Aos poucos [muito lentamente] tenho perdido um ou outro quilo. De vez em quando assumo atitudes radicais: dieta rápida, detox, batidos. Tudo coisas que nos iludem de uma realidade que está mesmo à nossa frente: não existe uma dieta que funcione verdadeiramente. O que nós temos de aprender é a fazer uma alimentação cuidada, saudável. E precisamos de exercício físico para tonificar o nosso corpo. Precisamos de aprender a comer e precisamos de nos exercitar. Tudo q.b., tudo com peso e medida, tudo naturalmente e sem obsessões.
Mas, acima de tudo isto, existe a maior das motivações: amor-próprio. Gostarmos de nós e sentirmos que estamos bem com o corpo que temos, é o nosso melhor aliado para conseguirmos estar em paz.
Acredito que muitas destas inquietações e desconfortos se prendem com a imagem que a sociedade define de beleza. Uma mulher magra é mais bonita, provavelmente mais bem-sucedida, é melhor aceite socialmente. Olhamos e criticamos mais facilmente uma mulher gorda, pela maneira como se veste, do que o fazemos com uma magra. Os padrões sociais invertem-se na hora de avaliar duas mulheres completamente diferentes, no que respeita a questões de peso. Infelizmente, esta é a realidade. A própria indústria de moda feminina exclui dos seus padrões os tamanhos grandes. Os manequins das montras parecem cidadãs do Biafra. É duro e cruel, mas é a realidade. Digam-me: quantas apresentadoras de televisão, por exemplo, estão acima do peso? Ou actrizes? Vivemos com a imagem do que o que vende é magro, seco, sem gordura localizada. E isto entra pelo nosso subconsciente a dentro. Infalivelmente.

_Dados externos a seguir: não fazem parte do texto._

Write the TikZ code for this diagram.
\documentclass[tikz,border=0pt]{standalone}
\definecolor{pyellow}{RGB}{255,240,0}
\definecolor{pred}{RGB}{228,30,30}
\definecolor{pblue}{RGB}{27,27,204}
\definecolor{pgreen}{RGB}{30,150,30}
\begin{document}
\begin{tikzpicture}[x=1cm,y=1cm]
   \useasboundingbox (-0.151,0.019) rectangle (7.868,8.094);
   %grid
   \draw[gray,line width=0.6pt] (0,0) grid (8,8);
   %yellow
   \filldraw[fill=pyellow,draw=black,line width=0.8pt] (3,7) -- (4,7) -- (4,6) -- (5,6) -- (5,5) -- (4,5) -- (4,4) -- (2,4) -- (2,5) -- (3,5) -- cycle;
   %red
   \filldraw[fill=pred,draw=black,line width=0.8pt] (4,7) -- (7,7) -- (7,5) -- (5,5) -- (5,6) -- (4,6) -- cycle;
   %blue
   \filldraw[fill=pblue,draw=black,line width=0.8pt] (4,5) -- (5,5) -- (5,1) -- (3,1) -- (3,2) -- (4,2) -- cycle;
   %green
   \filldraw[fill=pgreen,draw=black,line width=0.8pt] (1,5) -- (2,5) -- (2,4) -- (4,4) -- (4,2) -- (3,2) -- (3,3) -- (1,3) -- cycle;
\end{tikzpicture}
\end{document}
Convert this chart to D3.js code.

E vai daí, dou de caras com esta menina, toda ela roliça, com um sorriso encantador e uma cara linda. Pela primeira vez, a Pirelli, conhecida por lançar calendários destinados ao público masculino [os célebres calendários dos mecânicos, serralheiros e afins], fotografa e publica entre meninas de cintura de vespa e rabinhos pequeninos e empinados, a bonita Candice Huffine. Contra todos os padrões de beleza impostos. Num acto misto de rebeldia e coragem, onde se mostra a beleza das verdadeiras curvas femininas. Ela, que ao lado das outra modelos, dá uns quinze a zero em naturalidade e autenticidade. Ela, que pela primeira vez e verdadeiramente, representa a maioria das mulheres neste planeta. Com as suas gordurinhas, a celulite, as covas nos joelhos, o peito farto. E com toda a graciosidade que roça o saudável, que no fundo, é o que se quer.
Então, eu olho para mim. Estabeleci uma meta quando me determinei a perder peso. Fixei o alvo que marca os cinquenta-e-oito na balança. Tenho sessenta-e-três. Faltam cinco. Já não o vou fazer porque não gosto de me ver com tshirts justas. Vou fazê-lo só se eu quiser mesmo, não porque uma sociedade me mostra que tenho de o fazer. Até porque, felizmente, creio que o mundo em que vivemos está a acordar para este problema. E os passos estão a ser dados, pelas grandes marcas que nos apresentam a Candice e outras tantas, modelos que representam as mulheres reais. Com corpos reais. Sem medos ou preconceitos.